I too had so many people to thank for all the love and support we received after losing our little Katrina Grace...so I did this:
For my family I wrote a letter very personal describing my deeper appreciation for "family" and how much they meant to me
For my friends I wrote another letter that was approriate for that group...
For my long-distance friends that I correspond with via email mostly, I sent a short somewhat generic email describing the situation just to get it all out there and when their replies came pouring in, i replied back individually with more details based on their questions...its been almost two months now since her birth and I am still finding myself adding to my list of people to thank...people have come out of the wood work and i want to make sure i include everyone...i bought a pretty stationary type notepad, found a pretty font and color on the computer and printed it out in mass...I got my thank yous out there and have gotten many positive responses from them...completely unexpected that people are thanking me for thanking them but it warms my heart that with alot of those people I have connected with them on a deeper level because of this or truth be told for the first time at all, I was overwhelmed by the support we received from virtual strangers...but because of that it gives me a new found hope in our crazy somewhat selfish society...
i guess i kinda rambled, but i see to do that lately...i have so many thoughts and emotions coursing through my blood as im sure you are aware...









hope this helps...
allykat (mommy to Allyson here on earth and Katrina in heaven)


----------



## applejuice (Oct 8, 2002)

I am sorry about your loss.







s

I have never sent out thank you's after a funeral, and I have asked if I should, and I was always told to just grieve and recover, as that is all that is asked of me.


----------



## coleslaw (Nov 11, 2002)

Thank you all for your posts and pieces of information. I think we are going to combine some of your ideas and send a birth annoucement as a thank you note and maybe to others too who I just can't find a better way to tell (we announced our pregnancy in our Christmas cards which went out to many, many people - some of whom we only converse through these cards). We are going to get them through A Place to Remember, but when I went to order, I noticed their site isn't secure, so I am going to call it in on Monday.

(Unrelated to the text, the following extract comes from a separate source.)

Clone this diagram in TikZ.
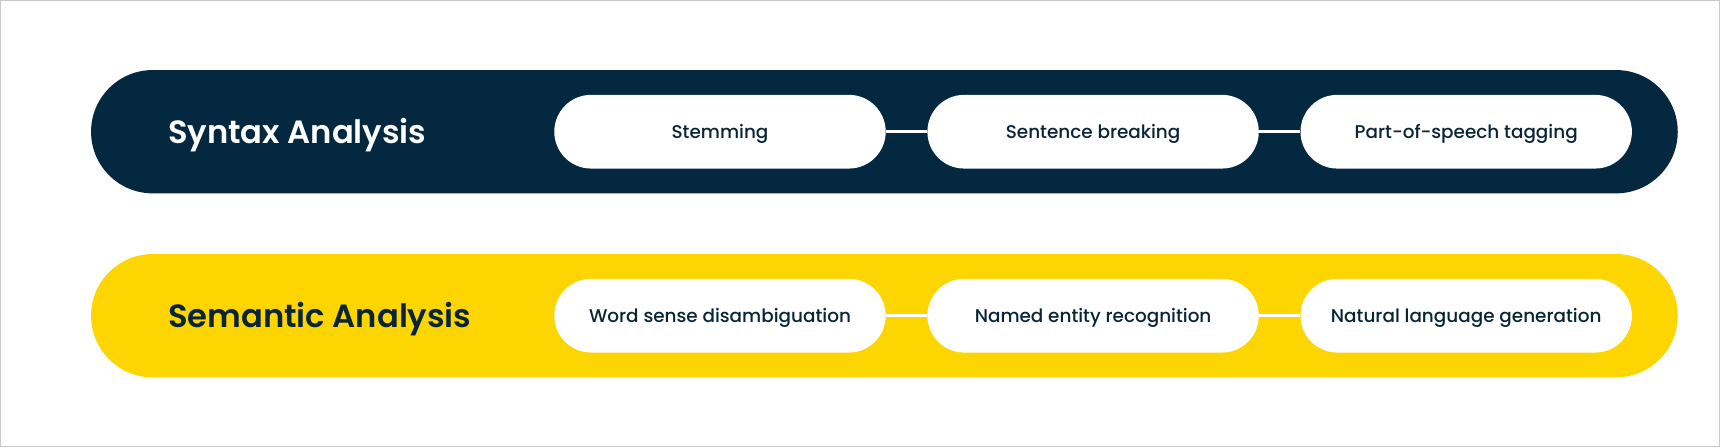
\documentclass[tikz,border=0pt]{standalone}
\usepackage{fontspec}
\setmainfont{Poppins}
\newfontfamily\chipfont{Poppins Medium}
\newfontfamily\titlefont{Poppins SemiBold}
\usepackage{tikz}
\usetikzlibrary{positioning}

\definecolor{navy}{RGB}{3,40,64}
\definecolor{sunny}{RGB}{253,213,0}
\definecolor{ink}{RGB}{8,37,56}
\definecolor{frame}{RGB}{200,200,200}

\begin{document}
\begin{tikzpicture}[
		band/.style={rectangle, rounded corners=30.8pt, minimum width=793.35pt, minimum height=61.65pt, inner sep=0pt},
		chip/.style={rectangle, rounded corners=18.4pt, fill=white, minimum width=165.7pt, minimum height=36.85pt, inner sep=0pt, text=ink, text height=0.7em, text depth=0pt, font=\chipfont\fontsize{9.2}{11}\selectfont},
		title/.style={anchor=west, inner sep=0pt, text height=0.7em, text depth=0pt, font=\titlefont\fontsize{16.1}{19}\selectfont},
		link/.style={white, line width=1.3pt}
	]
		\useasboundingbox (0,0) rectangle (860pt,223.5pt);
		\draw[frame, line width=0.5pt] (0.25pt,0.25pt) rectangle (859.75pt,223.25pt);
		\coordinate (R1) at (442.2pt,157.65pt);
		\coordinate (R2) at (442.2pt,65.65pt);
		% the two bands
		\node[band, fill=navy] (syntax) at (R1) {};
		\node[band, fill=sunny] (semantic) at (R2) {};
		\node[title, text=white] (syntaxlbl) at (83.8pt,155.4pt) {Syntax Analysis};
		\node[title, text=ink] (semanticlbl) at (83.8pt,63.4pt) {Semantic Analysis};
		% steps
		\node[chip] (stem) at (360pt,157.65pt) {Stemming};
		\node[chip, right=20.45pt of stem] (sent) {Sentence breaking};
		\node[chip, right=20.45pt of sent] (pos) {Part-of-speech tagging};
		\node[chip] (wsd) at (360pt,65.65pt) {Word sense disambiguation};
		\node[chip, right=20.45pt of wsd] (ner) {Named entity recognition};
		\node[chip, right=20.45pt of ner] (nlg) {Natural language generation};
		\draw[link] (stem) -- (sent);
		\draw[link] (sent) -- (pos);
		\draw[link] (wsd) -- (ner);
		\draw[link] (ner) -- (nlg);
	\end{tikzpicture}
\end{document}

How does this announcement sound to you?

Grace Marie {last name} was born silently into this world on May 6, 2005 at 4:32am. She was 4lbs 13 oz, 18 inches long and absolutely beautiful. She is playing with her sibling, cat and great-grandparents in Heaven, but Mommy, Daddy and {dd} miss her very much here on Earth.


----------



## SweetTeach (Oct 5, 2003)

Keri,
I think that announcement for Grace will be beautiful. I think it will be healing for you to send it out too.
Lots of hugs and good energy, mama
ST


----------



## wende (Oct 4, 2003)

I was gone when you announced Grace's birth in the May pregnancy section, so I wanted to tell you again how sorry I am. I'm in tears reading what you are going to put in your announcement. It's heartbreaking, but also very beautiful. I'm glad that you've decided to do a birth announcement. I think it will be very healing.








s


----------



## egoldber (Nov 18, 2002)

Keri, I think your announcement sounds beautiful. I hope you find some peace and healing in it, as we did.

Take care.


----------



## Ms. Mom (Nov 18, 2001)

Keri, I think it's beautiful







Make sure you keep one as a keepsake.

I sent a birth announcement with a poem that touched me on it.


----------



## allykat (May 13, 2005)

Your announcement is beautiful, now that i have my thank yous sent, I keep thinking of something else i shouldve wrote...take your time and send them when you have thought it completely through and know exactly what you want to say...mine didnt go out until about 7 weeks after...take care and good luck!
allykat


----------